With all the business concerning the proposed merger and the events that  followed its rejection by the Society members, I was amazed by the lack of information provided to the members through the Society official channels, the LMS website and the Newsletter. There was a clear impression of an internal censorship. Information have been appearing in homoeopathic doses;  till now, all the “official” announcements on the website have been cryptic and often had an obvious bias. (For example, what have appeared about the Council meeting in August where the nomination of the President-Designate was confirmed — and some officers resigned “as a consequence of this”.) I had lived a substantial part of my life under the Soviet communist regime. At those days, I, as well as many my compatriots, had learned how to read the official reports about the Politburo meetings published by Pravda and then republished word by word by all other newspapers, and similar party texts. It was a certain art to look through those lines composed by an anonymous trusted high-ranking party journalist (and thoroughly checked by several people before it could appear in press) and to figure out what was happening in reality. Everything mattered: the order of words, the very vocabulary used (sometimes the appearance of a new word might be a sign of a new campaign), how precisely the names of party bosses were quoted there, and so on.  Unfortunately, I had to apply that art again for reading the recent LMS announcements. I do not think it is healthy. The new LMS Council should change the situation completely. It is a learned society, not a business corporation. Openness is essential. To avoid turning the London Mathematical Society into something totally alien to its goals and dominated by the managerial (or “inner party”) spirit, was, I think, the main motivation for many who voted against the merger. The merger is dead; but we have to think about the future. The elections on the 20th November may be crucial from this viewpoint. After the elections, with the new Council, we want back the spirit of the society of mathematicians. Small grants, good publications, work mainly done by officers on a volunteer basis, openness, discussions, — yes; “lobbying”, spending money on bureaucracy, handling matters in secrecy, promoting the “party line”, and similar things, — thank you very much, no.

Ted Voronov

P.S. On a slightly different but related topic. There has been an apparent fall in standards in the recent time. I did not receive the October issue of the Newsletter with the voting papers. Initially I thought I have lost it myself, mysteriously, so it was my own fault; but then I have learned that one or possibly two of my colleagus did not receive that issue with the electoral papers either.
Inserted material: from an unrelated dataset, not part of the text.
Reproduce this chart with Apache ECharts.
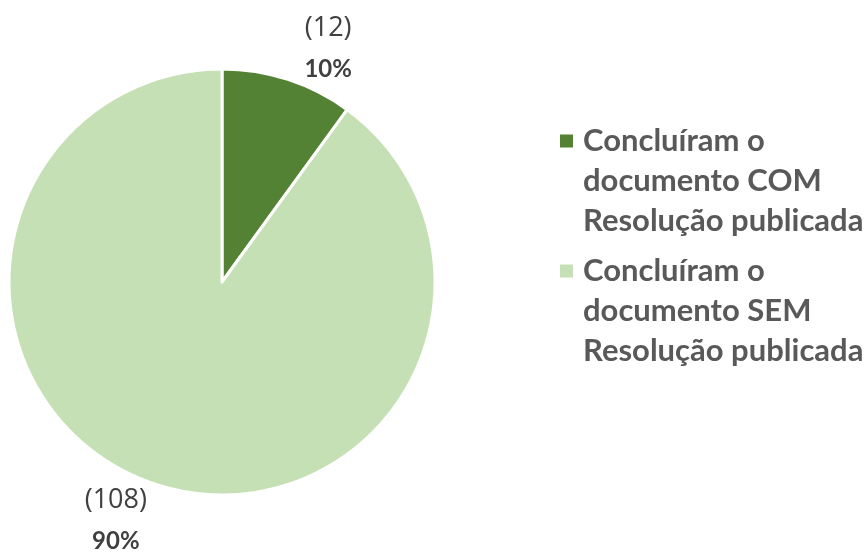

Eventually I have obtained the ballot papers after I requested them from the secretary. Now, differently from the past, there is just a single small envelope for putting the ballot paper, on which we are supposed to write the name “in block capitals” and sign it. Before, there was a large second external envelope. It is just a detail, but it has probably played a role. Actually, it would be a good idea for the future to ask the Electoral Reform Services to help us to establish a secure and simple electronic voting system to avoid all this hassle with the paper ballots.